T=4 verifier cost unchanged (483 ms vs 499 ms INT8 = −3%): At T=4, ZAYA soft-routing
computes all 16 expert FFNs over all 4 tokens — compute load is 16 × 4 × FFN_hidden
MACs. INT4pal reduces weight bandwidth but not MAC operation count. The ANE becomes
MAC-bound at T=4, not bandwidth-bound. Therefore INT4pal delivers diminishing returns
on the verifier call, in contrast to the T=1 case.
This is the ANE equivalent of Knuth’s observation in TAOCP Vol. 2 §4.3 about arithmetic-vs-memory bottlenecks: the bottleneck shifts with the operation count, and optimizations targeting the wrong resource leave performance on the table.
Break-even acceptance rate with 483 ms verifier vs 109 ms T=1 (9.25 tok/s):
[ p_{\text{break-even}} = 1 - \frac{t_1}{t_v/\text{vbt}} = 1 - \frac{109}{483/4} \approx 0.10 ]

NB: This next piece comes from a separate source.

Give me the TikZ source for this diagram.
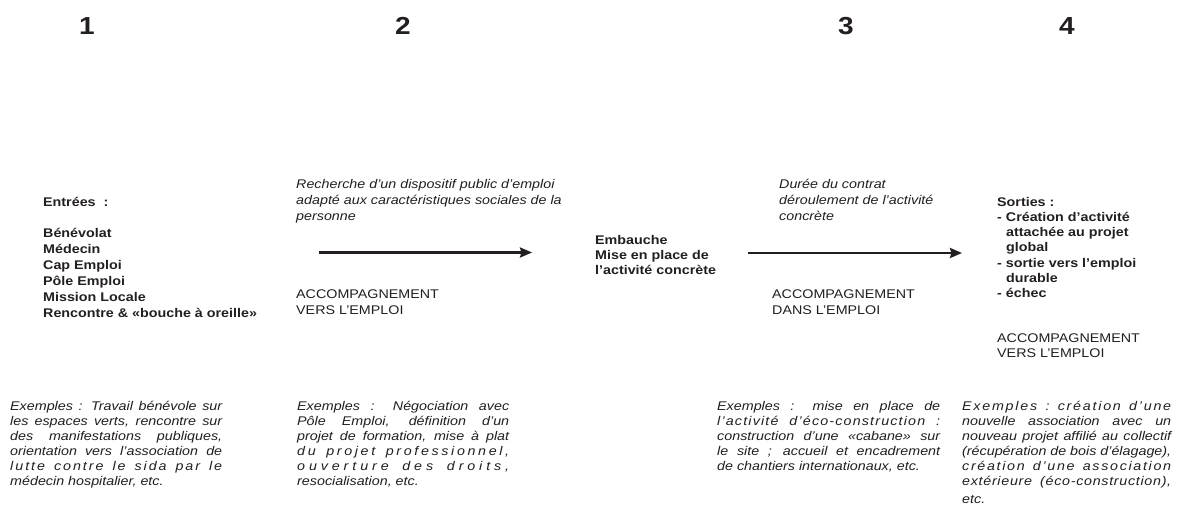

At 7.3% observed acceptance (synthetic prompt), speculative is below break-even — matching the pattern from Exp 34. Real code-completion prompts at 60–80% acceptance would yield approximately:
[ \frac{1 + 3 \times 0.7}{483\ \text{ms}} \approx 6.4\ \text{tok/s} ]
which is still slower than the T=1 baseline at 9.25 tok/s because the verifier cost dominates.
Conclusion
INT4pal is a net win for the T=1 baseline (memory-bandwidth-bound): +7.7% at half the shard size. It is not a win for the T=4 MoE verifier (MAC-bound at T=4): essentially no improvement. The path to speculative speedup on ZAYA requires either reducing soft routing to top-K sparse (like standard MoE), or moving to a model whose dominant compute is attn (not FFN).
Reference: [TAOCP Vol. 2 §4.3] — arithmetic vs memory bottleneck identification; [Dragon Book §8.7] — same principle applied to instruction scheduling; [EoP §4] — reduction via semigroup (INT4pal halves the semigroup element size, not the op count).